[Haskell-cafe] Repa: traverse delayed array multiple times

[Dominic Steinitz]

Andrey Yankin <yankin013 <at> gmail.com> writes:

> 
> 
> Greetings to all!
> 
repa?I wrote this rough sketch that shows what I am into. Apparently, program 
is severely slow. I think reason is:"Every time an element is requested from a 
delayed array it is calculated
>  anew, which means that delayed arrays are inefficient when the data is 
> needed multiple 
times"(http://www.haskell.org/haskellwiki/Numeric_Haskell:_A_Repa_Tutorial).I 
started diving into Guiding Parallel Array Fusion with Indexed Types mentioned 
there.
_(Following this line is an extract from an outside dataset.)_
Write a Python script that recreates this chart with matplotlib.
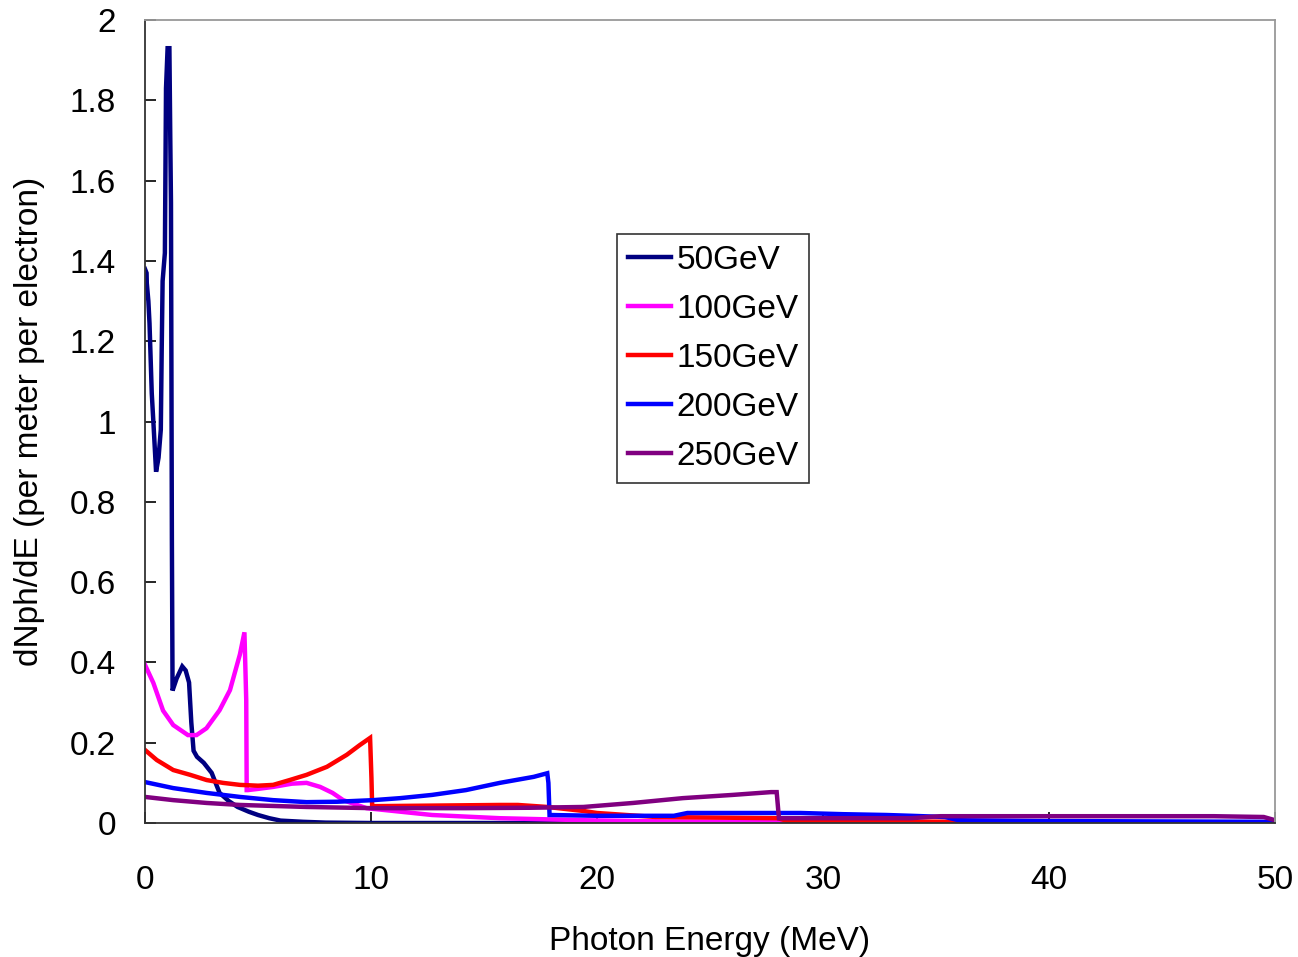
import matplotlib
matplotlib.use("Agg")
import matplotlib.pyplot as plt
from matplotlib.ticker import FixedLocator, FixedFormatter

plt.rcParams["font.family"] = ["Liberation Sans", "DejaVu Sans"]

# photon spectra, one pair of lists per beam energy
e50_x = [0, 0.07, 0.08, 0.15, 0.2, 0.3, 0.38, 0.49, 0.6, 0.7, 0.74, 0.78, 0.88, 0.93,
         1.0, 1.08, 1.12, 1.15, 1.19, 1.22, 1.4, 1.65, 1.8, 1.95, 2.05, 2.15, 2.3, 2.6,
         2.95, 3.3, 3.7, 4.1, 4.6, 5.0, 5.5, 6.0, 7.0, 8.0, 10, 20, 50]
e50_y = [1.38, 1.37, 1.345, 1.30, 1.245, 1.07, 0.99, 0.875, 0.91, 0.98, 1.18, 1.35, 1.42,
         1.83, 1.93, 1.93, 1.70, 1.545, 0.705, 0.33, 0.36, 0.39, 0.38, 0.35, 0.25, 0.18,
         0.165, 0.15, 0.125, 0.075, 0.055, 0.04, 0.028, 0.02, 0.012, 0.006, 0.003, 0.001,
         0, 0, 0]

e100_x = [0, 0.37, 0.8, 1.25, 1.9, 2.28, 2.72, 3.3, 3.76, 4.2, 4.4, 4.48, 4.5, 4.55, 5.0,
          5.68, 6.5, 7.15, 7.75, 8.3, 8.77, 9.8, 11.0, 12.7, 15.7, 19.4, 23, 28, 35, 50]
e100_y = [0.394, 0.349, 0.28, 0.244, 0.219, 0.219, 0.236, 0.281, 0.331, 0.42, 0.475, 0.306,
          0.082, 0.082, 0.085, 0.09, 0.098, 0.1, 0.09, 0.075, 0.057, 0.037, 0.03, 0.02,
          0.012, 0.007, 0.004, 0.003, 0.001, 0]

e150_x = [0, 0.52, 1.25, 2.0, 2.73, 3.45, 4.2, 5.0, 5.67, 6.4, 7.15, 8.05, 8.93, 9.5, 9.96,
          10.02, 10.05, 10.1, 12, 15.7, 16.5, 17.8, 19.4, 20, 22.6, 28, 28.5, 39.5, 40, 50]
e150_y = [0.182, 0.157, 0.132, 0.12, 0.107, 0.1, 0.095, 0.093, 0.095, 0.107, 0.12, 0.14,
          0.17, 0.194, 0.212, 0.112, 0.045, 0.042, 0.043, 0.045, 0.045, 0.04, 0.03, 0.025,
          0.015, 0.012, 0.004, 0.003, 0, 0]

e200_x = [0, 1.25, 2.72, 4.2, 5.67, 7.15, 8.5, 10.1, 11.3, 12.7, 14.2, 15.7, 17.2, 17.8,
          17.85, 17.9, 20, 23.4, 24, 29, 30.9, 32.8, 33.9, 35.4, 36, 39.5, 50]
e200_y = [0.102, 0.087, 0.075, 0.065, 0.057, 0.052, 0.053, 0.057, 0.062, 0.07, 0.082, 0.1,
          0.115, 0.124, 0.1, 0.02, 0.018, 0.018, 0.025, 0.025, 0.022, 0.02, 0.018, 0.015,
          0.007, 0.005, 0.003]

e250_x = [0, 1.25, 2.72, 4.2, 7.15, 10.1, 14.2, 17, 19.4, 21.6, 23.8, 26, 27.7, 27.95,
          28.05, 33.9, 35.2, 47.3, 49.5, 50]
e250_y = [0.065, 0.057, 0.05, 0.045, 0.04, 0.037, 0.037, 0.038, 0.04, 0.05, 0.062, 0.07,
          0.077, 0.077, 0.012, 0.012, 0.017, 0.017, 0.015, 0.007]

labels = ["50GeV", "100GeV", "150GeV", "200GeV", "250GeV"]
colors = ["#000080", "#ff00ff", "#ff0000", "#0000ff", "#800080"]

y_ticks = [0, 0.2, 0.4, 0.6, 0.8, 1.0, 1.2, 1.4, 1.6, 1.8, 2.0]
y_ticklabels = ["0", "0.2", "0.4", "0.6", "0.8", "1", "1.2", "1.4", "1.6", "1.8", "2"]
x_ticks = [0, 10, 20, 30, 40, 50]

fig = plt.figure(figsize=(12.98, 9.57), dpi=100)
ax = fig.add_axes([0.1117, 0.140, 0.8706, 0.839])

series = [(e50_x, e50_y), (e100_x, e100_y), (e150_x, e150_y),
          (e200_x, e200_y), (e250_x, e250_y)]
for (xs, ys), lab, c in zip(series, labels, colors):
    ax.plot(xs, ys, color=c, lw=3.2, label=lab, solid_joinstyle="miter")

ax.set_xlim(0, 50)
ax.set_ylim(0, 2)
ax.yaxis.set_major_locator(FixedLocator(y_ticks))
ax.yaxis.set_major_formatter(FixedFormatter(y_ticklabels))
ax.xaxis.set_major_locator(FixedLocator(x_ticks))

ax.tick_params(axis="both", direction="in", length=8, width=1.2, labelsize=24,
               top=False, right=False)
ax.tick_params(axis="y", pad=21)
ax.tick_params(axis="x", pad=30)

for s in ["left", "bottom"]:
    ax.spines[s].set_color("#333333")
    ax.spines[s].set_linewidth(1.3)
for s in ["top", "right"]:
    ax.spines[s].set_color("#999999")
    ax.spines[s].set_linewidth(1.3)

ax.set_xlabel("Photon Energy (MeV)", fontsize=24, labelpad=22)
ax.set_ylabel("dNph/dE (per meter per electron)", fontsize=24, labelpad=18)

leg = ax.legend(loc="upper left", bbox_to_anchor=(0.418, 0.733), fontsize=24,
                frameon=True, fancybox=False, edgecolor="black", handlelength=1.3,
                handletextpad=0.15, labelspacing=0.54, borderpad=0.32,
                borderaxespad=0)
leg.get_frame().set_linewidth(1.2)

fig.savefig("out.png", dpi=100)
Is it a right place to find any answer to my question?
> 

It's certainly possible to do this in repa. As I understand it, that is pretty 
much what repa is for. I'm not sure about your explanation for the slowdown 
although it sounds plausible.

I amended your code slightly and it runs pretty quickly for me using my 2 
processors!

updater :: Source r Int => Array r DIM2 Int -> Array D DIM2 Int
updater a = traverse a id step

updaterM :: Monad m => Int -> Array U DIM2 Int -> m (Array U DIM2 Int)
updaterM n = foldr (>=>) return (replicate n (computeP . updater))

and replace

  g <- computeP $ accumulate n grid :: IO (Array U DIM2 Int)

by

  g <- updaterM n grid

BTW I think you can use stencils for what you are doing (I assume it is some 
sort of relaxation method) as the coefficients are constant. I think this 
should speed things up further as you won't be testing the boundary conditions 
on every loop.

Dominic.